By Barry Ellsworth,
Trenton, Canada: Canadian politicians grilled Facebook executives Thursday as to why they did not tell more than 600,000 Canadians their privacy may have been breached.
The response from the senior Facebook leadership team was an apology.
“What is alleged to have occurred is a huge breach of trust to our users, and for that we are sorry,” said Kevin Chan, head of public policy for Facebook in Canada.
The House of Commons committee asked Facebook privacy officer Robert Sherman why, when the company learned of the breaches in 2016, Canadians were not told.
“In retrospect, we should have done that,” Sherman replied.
The irony is that it was a Canadian, Christopher Wylie, who blew the whistle on breaches of privacy that affected more than 80 million Facebook users worldwide. The data was gathered by Cambridge Analytica, a British political consulting firm, that sold the information from profiles that showed what pages users liked, birth dates, religious beliefs and more.

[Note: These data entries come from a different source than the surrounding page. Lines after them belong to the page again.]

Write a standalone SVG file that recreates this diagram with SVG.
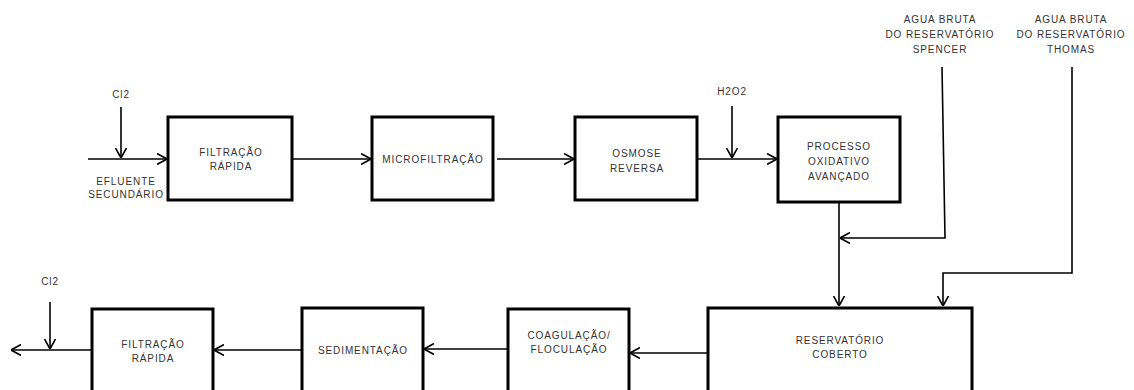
<svg xmlns="http://www.w3.org/2000/svg" width="1134" height="390" viewBox="0 0 1134 390">
<style>
.box{fill:#fff;stroke:#000;stroke-width:3}
.ln{fill:none;stroke:#000;stroke-width:1.6}
text{font-family:"Liberation Sans",Arial,sans-serif;font-size:10px;fill:#333;text-anchor:middle;letter-spacing:0.9px}
</style>
<defs>
<marker id="ah" viewBox="0 0 10 12" refX="10" refY="6" markerWidth="10" markerHeight="12" markerUnits="userSpaceOnUse" orient="auto">
<path d="M0,0.5 L10,6 L0,11.5" fill="none" stroke="#000" stroke-width="1.6"/>
</marker>
</defs>
<rect width="1134" height="390" fill="#fff"/>
<g id="connectors">
<path class="ln" d="M88,159 H167" marker-end="url(#ah)"/>
<path class="ln" d="M121,107 V158" marker-end="url(#ah)"/>
<path class="ln" d="M293,159 H371" marker-end="url(#ah)"/>
<path class="ln" d="M497,159 H574" marker-end="url(#ah)"/>
<path class="ln" d="M698,159 H777" marker-end="url(#ah)"/>
<path class="ln" d="M732,106 V158" marker-end="url(#ah)"/>
<path class="ln" d="M942,67 L945,238 H840" marker-end="url(#ah)"/>
<path class="ln" d="M839,203 V306" marker-end="url(#ah)"/>
<path class="ln" d="M1072,67 V273 H943 V306" marker-end="url(#ah)"/>
<path class="ln" d="M707,353 H630" marker-end="url(#ah)"/>
<path class="ln" d="M507,349 H424" marker-end="url(#ah)"/>
<path class="ln" d="M301,350 H214" marker-end="url(#ah)"/>
<path class="ln" d="M91,350 H11" marker-end="url(#ah)"/>
<path class="ln" d="M50,302 V349" marker-end="url(#ah)"/>
</g>
<g id="labels">
<text x="121" y="98">Cl2</text>
<text x="126" y="185">EFLUENTE</text>
<text x="126" y="198">SECUNDÁRIO</text>
<text x="732" y="95">H2O2</text>
<text x="940" y="23">AGUA BRUTA</text>
<text x="940" y="38">DO RESERVATÓRIO</text>
<text x="940" y="53">SPENCER</text>
<text x="1071" y="23">AGUA BRUTA</text>
<text x="1071" y="38">DO RESERVATÓRIO</text>
<text x="1071" y="53">THOMAS</text>
<text x="50" y="285">Cl2</text>
</g>
<g id="n1"><rect class="box" x="168" y="117" width="124" height="83"/><text x="231" y="156">FILTRAÇÃO</text><text x="231" y="170">RÁPIDA</text></g>
<g id="n2"><rect class="box" x="372" y="117" width="121" height="83"/><text x="433" y="163">MICROFILTRAÇÃO</text></g>
<g id="n3"><rect class="box" x="575" y="117" width="122" height="83"/><text x="637" y="157">OSMOSE</text><text x="637" y="172">REVERSA</text></g>
<g id="n4"><rect class="box" x="778" y="117" width="122" height="85"/><text x="839" y="150">PROCESSO</text><text x="839" y="165">OXIDATIVO</text><text x="839" y="180">AVANÇADO</text></g>
<g id="n5"><rect class="box" x="708" y="308" width="264" height="100"/><text x="840" y="344">RESERVATÓRIO</text><text x="840" y="358">COBERTO</text></g>
<g id="n6"><rect class="box" x="508" y="309" width="121" height="100"/><text x="569" y="339">COAGULAÇÃO/</text><text x="569" y="353">FLOCULAÇÃO</text></g>
<g id="n7"><rect class="box" x="302" y="308" width="121" height="100"/><text x="363" y="354">SEDIMENTAÇÃO</text></g>
<g id="n8"><rect class="box" x="92" y="309" width="121" height="100"/><text x="153" y="348">FILTRAÇÃO</text><text x="153" y="362">RÁPIDA</text></g>
</svg>
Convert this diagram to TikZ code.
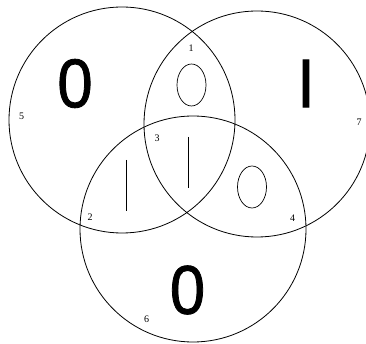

The Facebook executives admitted Thursday that the data may have been used by Cambridge Analytica to aid the Leave side of the UK Brexit vote and for the U.S. presidential campaign of Donald Trump. The firm worked for both.
The executives were asked if Facebook would voluntarily adopt better security and disclosures of future breaches similar to the principles about to be enacted by the European Union.
At this point, they demurred a direct answer and said the company is now working with the Canadian privacy commissioner to develop some regulations.
But Facebook officials recently posed a thinly veiled threat to Canadian politicians that a move where the country adopted rigid regulations might see the company cut investments in Canada. Facebook has planned a CAN$7 million investment in an artificial intelligence (AI) research hub in Montreal.
“We were told, almost in passing, that any new Canadian regulations might well put at risk Facebook investments in Canada,” Peter Kent, Conservative Party Member of Parliament, said to the executives. “I’m wondering if that same caution would still be made?”
Chan said no.
“That is not our view. That is not the representation we would have made,” he said. “In fact, we’re quite proud to be supporters of AI in Canada.”
What will result from Thursday’s political grilling is yet to be determined.